● What you have to do
Without the pictures, copy the entries below word for word.

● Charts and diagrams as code
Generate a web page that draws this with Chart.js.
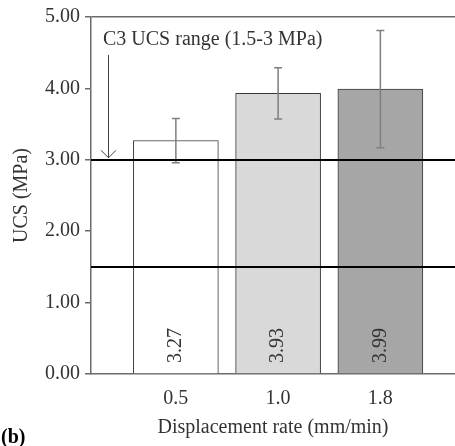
<!DOCTYPE html>
<html>
<head>
<meta charset="utf-8">
<script src="https://cdn.jsdelivr.net/npm/chart.js@4.4.1/dist/chart.umd.min.js"></script>
<style>
  html, body { margin: 0; padding: 0; background: #fff; }
  #wrap { position: relative; width: 455px; height: 446px; }
</style>
</head>
<body>
<div id="wrap"><canvas id="ucs" width="455" height="446"></canvas></div>
<script>
// displacement rates and mean UCS with standard deviation
const rates = ['0.5', '1.0', '1.8'];
const ucs = [3.27, 3.93, 3.99];
const sd = [0.31, 0.36, 0.82];
const barFills = ['#ffffff', '#d9d9d9', '#a6a6a6'];
const yTicks = [0, 1, 2, 3, 4, 5];
// C3 target band, drawn as two lines
const c3Range = [1.5, 3];
const c3Label = 'C3 UCS range (1.5-3 MPa)';

const serif = '"Liberation Serif", "Times New Roman", serif';
const ink = '#333333';
const axisGrey = '#6b6b6b';

// error bars, band lines, value labels and annotation
const overlay = {
  id: 'overlay',
  afterDatasetsDraw(chart) {
    const { ctx, chartArea, scales: { x, y } } = chart;
    ctx.save();

    // whiskers
    ctx.strokeStyle = '#7f7f7f';
    ctx.lineWidth = 1.5;
    ucs.forEach((v, i) => {
      const cx = x.getPixelForValue(i + 1);
      const top = y.getPixelForValue(v + sd[i]);
      const bot = y.getPixelForValue(v - sd[i]);
      ctx.beginPath();
      ctx.moveTo(cx, top); ctx.lineTo(cx, bot);
      ctx.moveTo(cx - 4, top); ctx.lineTo(cx + 4, top);
      ctx.moveTo(cx - 4, bot); ctx.lineTo(cx + 4, bot);
      ctx.stroke();
    });

    // band limits
    ctx.strokeStyle = '#000';
    ctx.lineWidth = 2;
    c3Range.forEach(v => {
      const py = Math.round(y.getPixelForValue(v));
      ctx.beginPath();
      ctx.moveTo(chartArea.left, py);
      ctx.lineTo(chartArea.right, py);
      ctx.stroke();
    });

    // rotated values inside the bars
    ctx.fillStyle = ink;
    ctx.font = '20px ' + serif;
    ctx.textAlign = 'left';
    ctx.textBaseline = 'middle';
    ucs.forEach((v, i) => {
      ctx.save();
      ctx.translate(x.getPixelForValue(i + 1), y.getPixelForValue(0) - 11);
      ctx.rotate(-Math.PI / 2);
      ctx.fillText(v.toFixed(2), 0, 0);
      ctx.restore();
    });

    // label and arrow pointing at the upper limit
    ctx.textBaseline = 'alphabetic';
    ctx.fillText(c3Label, chartArea.left + 12, y.getPixelForValue(4.61));
    const ax = chartArea.left + 17.5;
    const tip = y.getPixelForValue(c3Range[1]) - 2;
    ctx.strokeStyle = '#404040';
    ctx.lineWidth = 1;
    ctx.beginPath();
    ctx.moveTo(ax, y.getPixelForValue(4.47));
    ctx.lineTo(ax, tip);
    ctx.moveTo(ax - 7.5, tip - 7.5);
    ctx.lineTo(ax, tip);
    ctx.lineTo(ax + 7.5, tip - 7.5);
    ctx.stroke();

    // panel letter
    ctx.font = 'bold 20px ' + serif;
    ctx.fillStyle = '#000';
    ctx.fillText('(b)', 1, 443);
    ctx.restore();
  }
};

new Chart(document.getElementById('ucs'), {
  type: 'bar',
  data: {
    datasets: [{
      data: ucs.map((v, i) => ({ x: i + 1, y: v })),
      backgroundColor: barFills,
      borderColor: '#3a3a3a',
      borderWidth: 1,
      barThickness: 85
    }]
  },
  options: {
    responsive: false,
    devicePixelRatio: 1,
    animation: false,
    layout: { padding: { top: 15, right: 0, bottom: 0, left: 0 } },
    plugins: { legend: { display: false }, tooltip: { enabled: false } },
    scales: {
      x: {
        type: 'linear',
        offset: false,
        min: 0.17,
        max: 3.73,
        afterBuildTicks: s => { s.ticks = rates.map((_, i) => ({ value: i + 1 })); },
        afterFit: s => { s.height = 72; },
        ticks: {
          callback: v => rates[v - 1],
          font: { family: serif, size: 20 },
          color: ink,
          padding: 5,
          maxRotation: 0
        },
        grid: { display: false, offset: false },
        border: { color: axisGrey, width: 1.5 },
        title: {
          display: true,
          text: 'Displacement rate (mm/min)',
          font: { family: serif, size: 20 },
          color: ink,
          padding: { top: 6, bottom: 6 }
        }
      },
      y: {
        min: 0,
        max: 5,
        afterBuildTicks: s => { s.ticks = yTicks.map(v => ({ value: v })); },
        afterFit: s => { s.width = 91; },
        ticks: {
          callback: v => v.toFixed(2),
          font: { family: serif, size: 20 },
          color: ink,
          padding: 5
        },
        grid: {
          color: c => (c.tick && c.tick.value === 5 ? axisGrey : 'rgba(0,0,0,0)'),
          tickColor: axisGrey,
          tickLength: 6,
          lineWidth: 1.5
        },
        border: { color: axisGrey, width: 1.5 },
        title: {
          display: true,
          text: 'UCS (MPa)',
          font: { family: serif, size: 20 },
          color: ink,
          padding: { top: 10, bottom: 4 }
        }
      }
    }
  },
  plugins: [overlay]
});
</script>
</body>
</html>
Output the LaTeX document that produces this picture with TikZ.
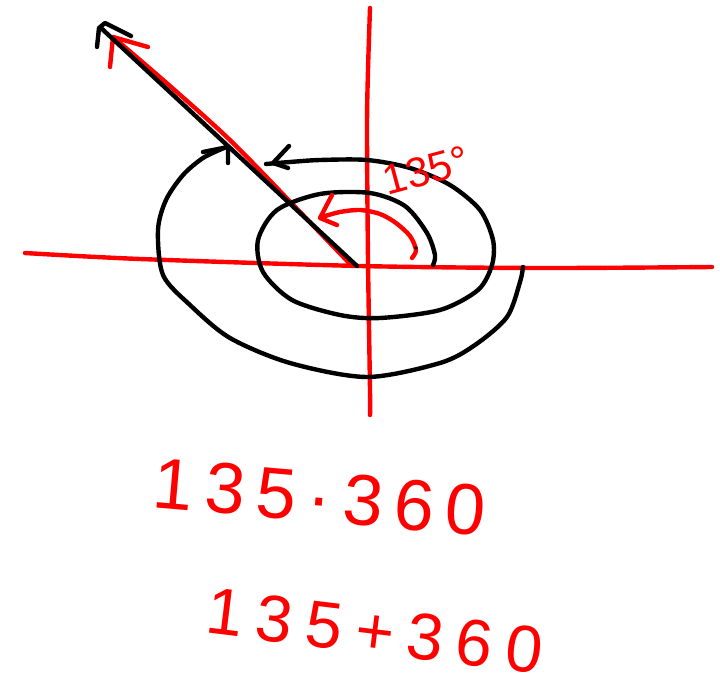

● Reply to the exercise
Generate a web page that draws this with Chart.js.
<!DOCTYPE html>
<html>
<head>
<meta charset="utf-8">
<script src="https://cdn.jsdelivr.net/npm/chart.js@4.4.1/dist/chart.umd.min.js"></script>
<style>
  html, body { margin: 0; padding: 0; background: #fff; }
  #wrap { position: relative; width: 455px; height: 446px; }
</style>
</head>
<body>
<div id="wrap"><canvas id="ucs" width="455" height="446"></canvas></div>
<script>
// displacement rates and mean UCS with standard deviation
const rates = ['0.5', '1.0', '1.8'];
const ucs = [3.27, 3.93, 3.99];
const sd = [0.31, 0.36, 0.82];
const barFills = ['#ffffff', '#d9d9d9', '#a6a6a6'];
const yTicks = [0, 1, 2, 3, 4, 5];
// C3 target band, drawn as two lines
const c3Range = [1.5, 3];
const c3Label = 'C3 UCS range (1.5-3 MPa)';

const serif = '"Liberation Serif", "Times New Roman", serif';
const ink = '#333333';
const axisGrey = '#6b6b6b';

// error bars, band lines, value labels and annotation
const overlay = {
  id: 'overlay',
  afterDatasetsDraw(chart) {
    const { ctx, chartArea, scales: { x, y } } = chart;
    ctx.save();

    // whiskers
    ctx.strokeStyle = '#7f7f7f';
    ctx.lineWidth = 1.5;
    ucs.forEach((v, i) => {
      const cx = x.getPixelForValue(i + 1);
      const top = y.getPixelForValue(v + sd[i]);
      const bot = y.getPixelForValue(v - sd[i]);
      ctx.beginPath();
      ctx.moveTo(cx, top); ctx.lineTo(cx, bot);
      ctx.moveTo(cx - 4, top); ctx.lineTo(cx + 4, top);
      ctx.moveTo(cx - 4, bot); ctx.lineTo(cx + 4, bot);
      ctx.stroke();
    });

    // band limits
    ctx.strokeStyle = '#000';
    ctx.lineWidth = 2;
    c3Range.forEach(v => {
      const py = Math.round(y.getPixelForValue(v));
      ctx.beginPath();
      ctx.moveTo(chartArea.left, py);
      ctx.lineTo(chartArea.right, py);
      ctx.stroke();
    });

    // rotated values inside the bars
    ctx.fillStyle = ink;
    ctx.font = '20px ' + serif;
    ctx.textAlign = 'left';
    ctx.textBaseline = 'middle';
    ucs.forEach((v, i) => {
      ctx.save();
      ctx.translate(x.getPixelForValue(i + 1), y.getPixelForValue(0) - 11);
      ctx.rotate(-Math.PI / 2);
      ctx.fillText(v.toFixed(2), 0, 0);
      ctx.restore();
    });

    // label and arrow pointing at the upper limit
    ctx.textBaseline = 'alphabetic';
    ctx.fillText(c3Label, chartArea.left + 12, y.getPixelForValue(4.61));
    const ax = chartArea.left + 17.5;
    const tip = y.getPixelForValue(c3Range[1]) - 2;
    ctx.strokeStyle = '#404040';
    ctx.lineWidth = 1;
    ctx.beginPath();
    ctx.moveTo(ax, y.getPixelForValue(4.47));
    ctx.lineTo(ax, tip);
    ctx.moveTo(ax - 7.5, tip - 7.5);
    ctx.lineTo(ax, tip);
    ctx.lineTo(ax + 7.5, tip - 7.5);
    ctx.stroke();

    // panel letter
    ctx.font = 'bold 20px ' + serif;
    ctx.fillStyle = '#000';
    ctx.fillText('(b)', 1, 443);
    ctx.restore();
  }
};

new Chart(document.getElementById('ucs'), {
  type: 'bar',
  data: {
    datasets: [{
      data: ucs.map((v, i) => ({ x: i + 1, y: v })),
      backgroundColor: barFills,
      borderColor: '#3a3a3a',
      borderWidth: 1,
      barThickness: 85
    }]
  },
  options: {
    responsive: false,
    devicePixelRatio: 1,
    animation: false,
    layout: { padding: { top: 15, right: 0, bottom: 0, left: 0 } },
    plugins: { legend: { display: false }, tooltip: { enabled: false } },
    scales: {
      x: {
        type: 'linear',
        offset: false,
        min: 0.17,
        max: 3.73,
        afterBuildTicks: s => { s.ticks = rates.map((_, i) => ({ value: i + 1 })); },
        afterFit: s => { s.height = 72; },
        ticks: {
          callback: v => rates[v - 1],
          font: { family: serif, size: 20 },
          color: ink,
          padding: 5,
          maxRotation: 0
        },
        grid: { display: false, offset: false },
        border: { color: axisGrey, width: 1.5 },
        title: {
          display: true,
          text: 'Displacement rate (mm/min)',
          font: { family: serif, size: 20 },
          color: ink,
          padding: { top: 6, bottom: 6 }
        }
      },
      y: {
        min: 0,
        max: 5,
        afterBuildTicks: s => { s.ticks = yTicks.map(v => ({ value: v })); },
        afterFit: s => { s.width = 91; },
        ticks: {
          callback: v => v.toFixed(2),
          font: { family: serif, size: 20 },
          color: ink,
          padding: 5
        },
        grid: {
          color: c => (c.tick && c.tick.value === 5 ? axisGrey : 'rgba(0,0,0,0)'),
          tickColor: axisGrey,
          tickLength: 6,
          lineWidth: 1.5
        },
        border: { color: axisGrey, width: 1.5 },
        title: {
          display: true,
          text: 'UCS (MPa)',
          font: { family: serif, size: 20 },
          color: ink,
          padding: { top: 10, bottom: 4 }
        }
      }
    }
  },
  plugins: [overlay]
});
</script>
</body>
</html>
Output the LaTeX document that produces this picture with TikZ.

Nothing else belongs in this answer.